Kendall is an academician of the International Academy of Astronautics (IAA) and has served on numerous national and international advisory committees and working groups including as a vice president of the International Astronautical Federation (IAF), head of delegation at the Scientific and Technical Sub-Committee and main committee of the United Nations Committee on the Peaceful Uses of Outer Space (UN COPUOS). He is a past Canadian delegate to the European Space Agency Council.

Kendall is also past-chair and member of the Steering Group of the Inter-Agency Space Debris Coordination Committee (IADC), a past co-chair of a subgroup of the international ad hoc Group on Earth Observations (GEO) as well as a past bureau and council member of the Committee on Space Research (COSPAR).

He has also held many roles with the International Space University including director of the Space Physical Sciences Department, chairman and member of ISU’s academic council, member of the ISU board of trustees and director of the Space Studies program in both 1999 (Thailand) and 2014 (Montreal, Canada).

In 2002 Kendall was awarded the Queen Elizabeth II Golden Jubilee Medal in recognition of his significant contributions and achievement to Canada. He is a member of the American Geophysical Union and is listed in Canadian Who’s Who.

The CASI Roméo Vachon Award

The Roméo Vachon Award was introduced in 1969 by the Canadian Aeronautics and Space Institute in memory of one of Canada’s outstanding bush pilots.

It is presented for outstanding display of initiative, ingenuity and practical skills in the solution of a particular challenging problem or series of challenging problems in aeronautics and space activities in Canada.
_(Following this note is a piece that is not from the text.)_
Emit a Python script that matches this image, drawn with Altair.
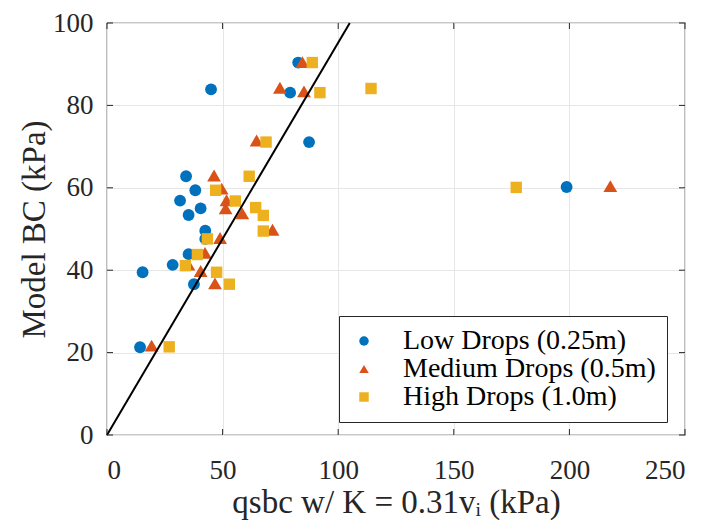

The achievement for which the award is given shall be of technological nature, particularly practical skills, not necessarily in the scientific or engineering fields. The recipient shall have been a Canadian citizen at the time the contribution was made.

Ian Glenn

Glenn has led the creation of Canada’s most dynamic growth sector–unmanned aviation. His leadership in the field started over two decades ago, driving the creation of national drone standards with Transport Canada to enable the creation of the industry.

Along the way he launched UVS Canada, the organization that grew into Unmanned Systems Canada which is Canada’s national sector organization.

As the chief executive and chief technology officer of his company, ING Robotic Aviation, over the past 15 years he has developed and integrated UAV systems and provided services across the globe in harsh conditions including war zones.

ING Robotic Aviation often has undertaken technically difficult projects that moved the regulatory yardstick forward by demonstrating safe, robust, and validated results that served to expand the operational envelope for all the civil and commercial sector.

ING has also been highly and consistently visible as a sponsor of student activities.

As a pioneer of industrial drones, Glenn has created new markets and capabilities introducing UAVs to the resource, agriculture, forestry, utility, film, construction, and defence and public safety sectors.

He is a true pioneer in a technology and aviation emergence that will happen only once in our professional lifetime. He has grasped this evolution, and expended considerable energy in guiding it for the benefit of all Canada.